I'd just been thinking a few days ago about how many friends I have who actually shout very regularly at their children and how much it bothers me anytime someone is unhappy enough to raise their voice in anger at the people they claim to love most.  I know lots of people just communicate that way, but I refuse to think it's acceptable.  I think that if you are frequently resorting to screaming at people who are a lot smaller than you the problem is most likely YOU because as the (presumably smarter) adult surely you could have thought of a better way to get what you need from a child. And soon enough your child is going to be bigger than you and a hell of a lot more willing to be louder than you and that's not going to end well, I think.  Roll your eyes at my commitment to not screaming (I haven't always succeeded, mind you) if you want, but I'm not going to argue with you about this.

So I was trying to communicate to this woman of whom I know nothing else about really - that I'm sorry for whatever circumstances led her to think it would fix things if she were to hit and scream at her child.

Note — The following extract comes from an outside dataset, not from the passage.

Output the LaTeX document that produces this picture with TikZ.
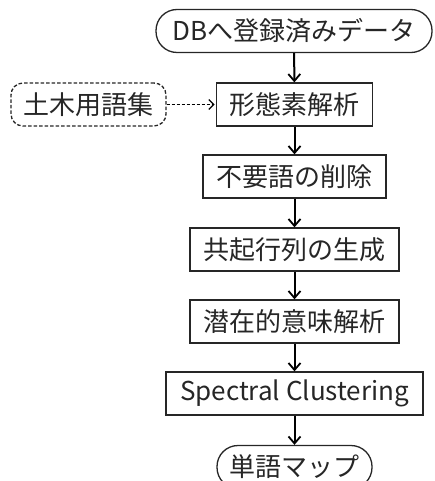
\documentclass[tikz,border=0pt]{standalone}
\usepackage{fontspec}
\setmainfont{Noto Sans CJK JP}
\usetikzlibrary{arrows.meta}
\begin{document}
\begin{tikzpicture}[x=1pt,y=-1pt,
  box/.style={draw=black!85, line width=1.3pt, minimum height=43pt, inner sep=0pt,
    font=\fontsize{26}{30}\selectfont, text=black!85},
  term/.style={box, rounded corners=21pt},
  ext/.style={box, dashed, dash pattern=on 3.5pt off 2pt, rounded corners=12pt},
  arr/.style={draw=black, line width=2pt, -{Straight Barb[length=7pt,width=12pt,line width=1.8pt]}},
  darr/.style={draw=black, line width=1.2pt, dash pattern=on 3pt off 2pt, -{Straight Barb[length=5pt,width=10pt,line width=1.2pt,sep]}}]
\useasboundingbox (0,0) rectangle (434,481);
\node[term, minimum width=276pt] (db) at (294,31) {DBへ登録済みデータ};
\node[box, minimum width=156pt] (morph) at (294.5,104.5) {形態素解析};
\node[ext, minimum width=155pt] (dict) at (88.5,104.5) {土木用語集};
\node[box, minimum width=183pt] (stop) at (294.5,176.5) {不要語の削除};
\node[box, minimum width=209pt] (cooc) at (294.5,249.5) {共起行列の生成};
\node[box, minimum width=209pt] (lsa) at (294.5,321.5) {潜在的意味解析};
\node[box, minimum width=257pt] (spec) at (294.5,393.5) {Spectral Clustering};
\node[term, minimum width=155pt] (map) at (294.5,467) {単語マップ};
\draw[arr] (db) -- (morph);
\draw[arr] (morph) -- (stop);
\draw[arr] (stop) -- (cooc);
\draw[arr] (cooc) -- (lsa);
\draw[arr] (lsa) -- (spec);
\draw[arr] (spec) -- (map);
\draw[darr] (dict) -- (morph);
\end{tikzpicture}
\end{document}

I can imagine that she's lots of things - maybe exhausted and miserable and maybe just a bully who procreated and I'm sorry, unbelievably sorry, that this is the day she's choosing to give her child.  This mom job is a hard one.  Having to be responsible for every aspect of someone's present day and laying the groundwork for their future is an unbelievable weight and it's easy to get focused on the awful frustration of things like crayons on the wall and temper tantrums and that shit is REAL so I get it.  

I'm not foolish. I doubt any Target confrontation could change a person's disposition that much, but I did do two things - I gave MY daughter the day she needed to have because she saw that you don't have to turn your head when you have a chance to bring peace to a difficult situation and that 2 year old heard some stranger woman look at her out of control mother and calmly wish for more for her.